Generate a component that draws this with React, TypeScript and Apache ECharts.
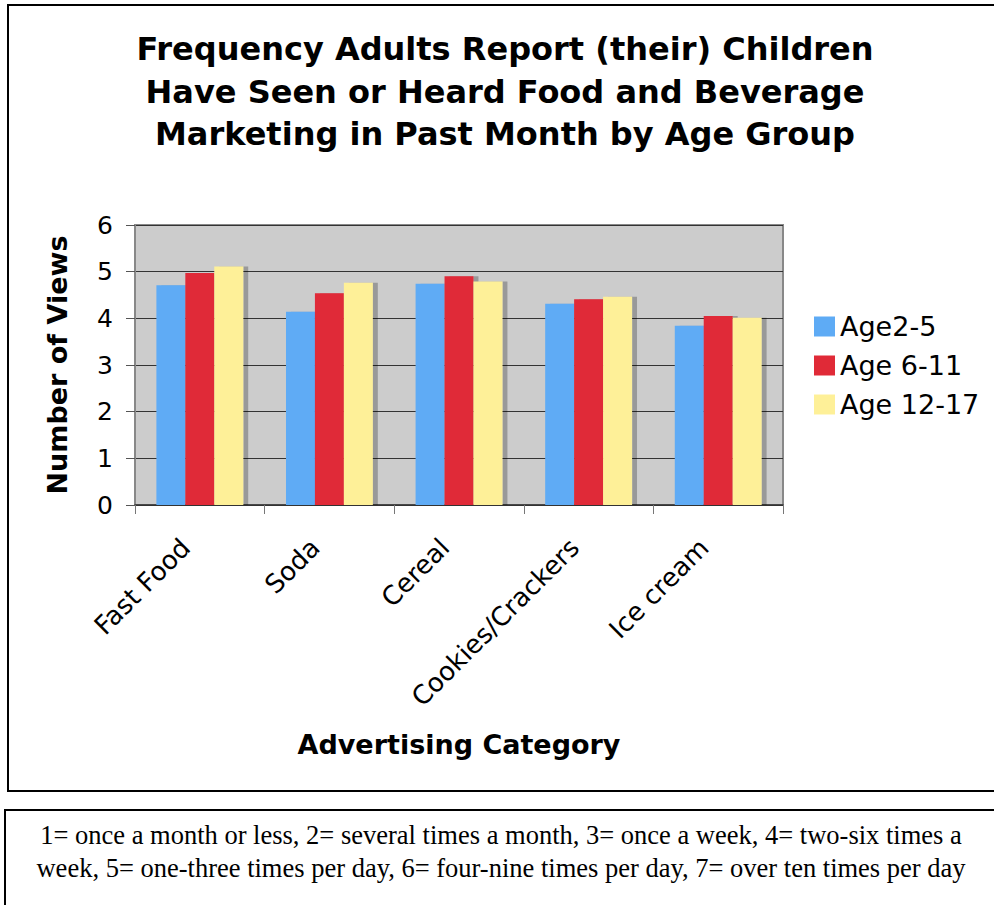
import React, { useEffect, useRef } from "react";
import * as echarts from "echarts";

const categories = ["Fast Food", "Soda", "Cereal", "Cookies/Crackers", "Ice cream"];
const seriesNames = ["Age2-5", "Age 6-11", "Age 12-17"];
const age2to5 = [4.71, 4.14, 4.74, 4.31, 3.84];
const age6to11 = [4.97, 4.54, 4.9, 4.41, 4.05];
const age12to17 = [5.11, 4.76, 4.79, 4.46, 4.01];
const colors = ["#5eabf5", "#e02a37", "#fef098"];
const titleLines = [
  "Frequency Adults Report (their) Children",
  "Have Seen or Heard Food and Beverage",
  "Marketing in Past Month by Age Group",
];
const footnoteLines = [
  "1= once a month or less, 2= several times a month, 3= once a week, 4= two-six times a",
  "week, 5= one-three times per day, 6= four-nine times per day, 7= over ten times per day",
];

export default function App() {
  const ref = useRef<HTMLDivElement>(null);
  useEffect(() => {
    if (!ref.current) return;
    const chart = echarts.init(ref.current, null, { renderer: "svg" });
    const values = [age2to5, age6to11, age12to17];
    const font = "DejaVu Sans, Verdana, sans-serif";
    chart.setOption({
      animation: false,
      backgroundColor: "#ffffff",
      title: {
        text: titleLines.join("\n"),
        left: 500,
        top: 23,
        textAlign: "center",
        textStyle: {
          fontFamily: font,
          fontWeight: "bold",
          fontSize: 32,
          lineHeight: 42.5,
          color: "#000",
        },
      },
      legend: {
        orient: "vertical",
        left: 809,
        top: 308,
        itemWidth: 21,
        itemHeight: 20,
        itemGap: 12,
        icon: "rect",
        data: seriesNames,
        textStyle: { fontFamily: font, fontSize: 27, lineHeight: 27, color: "#000" },
      },
      grid: {
        left: 135,
        right: 211,
        top: 225,
        bottom: 400,
        show: true,
        backgroundColor: "#cccccc",
        borderColor: "#888888",
        borderWidth: 2,
      },
      xAxis: {
        type: "category",
        data: categories,
        name: "Advertising Category",
        nameLocation: "middle",
        nameGap: 226,
        nameTextStyle: { fontFamily: font, fontWeight: "bold", fontSize: 27, color: "#000" },
        axisLine: { lineStyle: { color: "#333", width: 1.5 } },
        axisTick: { show: true, length: 9, lineStyle: { color: "#777" } },
        axisLabel: {
          rotate: 45,
          margin: 24,
          padding: [0, 20, 0, 0],
          fontFamily: font,
          fontSize: 26,
          color: "#000",
        },
      },
      yAxis: {
        type: "value",
        min: 0,
        max: 6,
        interval: 1,
        name: "Number of Views",
        nameLocation: "middle",
        nameGap: 64,
        nameTextStyle: { fontFamily: font, fontWeight: "bold", fontSize: 27, color: "#000" },
        axisLine: { show: true, lineStyle: { color: "#888", width: 2 } },
        axisTick: { show: true, length: 9, lineStyle: { color: "#555" } },
        axisLabel: { margin: 22, fontFamily: font, fontSize: 25, color: "#000" },
        splitLine: { show: true, lineStyle: { color: "#333", width: 1 } },
      },
      series: seriesNames.map((name, i) => ({
        name,
        type: "bar",
        data: values[i],
        barGap: "0%",
        barCategoryGap: "33%",
        itemStyle: {
          color: colors[i],
          shadowColor: "rgba(0,0,0,0.25)",
          shadowOffsetX: 5,
          shadowOffsetY: 0,
          shadowBlur: 0,
        },
        emphasis: { disabled: true },
      })),
      graphic: [
        {
          type: "rect",
          shape: { x: 8, y: 5, width: 1000, height: 786 },
          style: { fill: "none", stroke: "#000", lineWidth: 2 },
          silent: true,
        },
        {
          type: "rect",
          shape: { x: 5, y: 810, width: 1000, height: 120 },
          style: { fill: "none", stroke: "#000", lineWidth: 2 },
          silent: true,
        },
        ...footnoteLines.map((line, i) => ({
          type: "text",
          x: 501,
          y: 835 + i * 33,
          style: {
            text: line,
            fontFamily: "Liberation Serif, Times New Roman, serif",
            fontSize: 26.5,
            fill: "#000",
            textAlign: "center",
            textVerticalAlign: "middle",
          },
          silent: true,
        })),
      ],
    });
    return () => chart.dispose();
  }, []);
  return (
    <div
      ref={ref}
      style={{ position: "fixed", left: 0, top: 0, width: 994, height: 905 }}
    />
  );
}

★ ★ ★

▸ **SET EXERCISE**
Go from the first line of the listing to the line holding "import * as" and, please, transcribe those lines exactly, both included, with no pictures.

▸ **RESPONSE TO THIS EXERCISE**
Generate a component that draws this with React, TypeScript and Apache ECharts.
import React, { useEffect, useRef } from "react";
import * as echarts from "echarts";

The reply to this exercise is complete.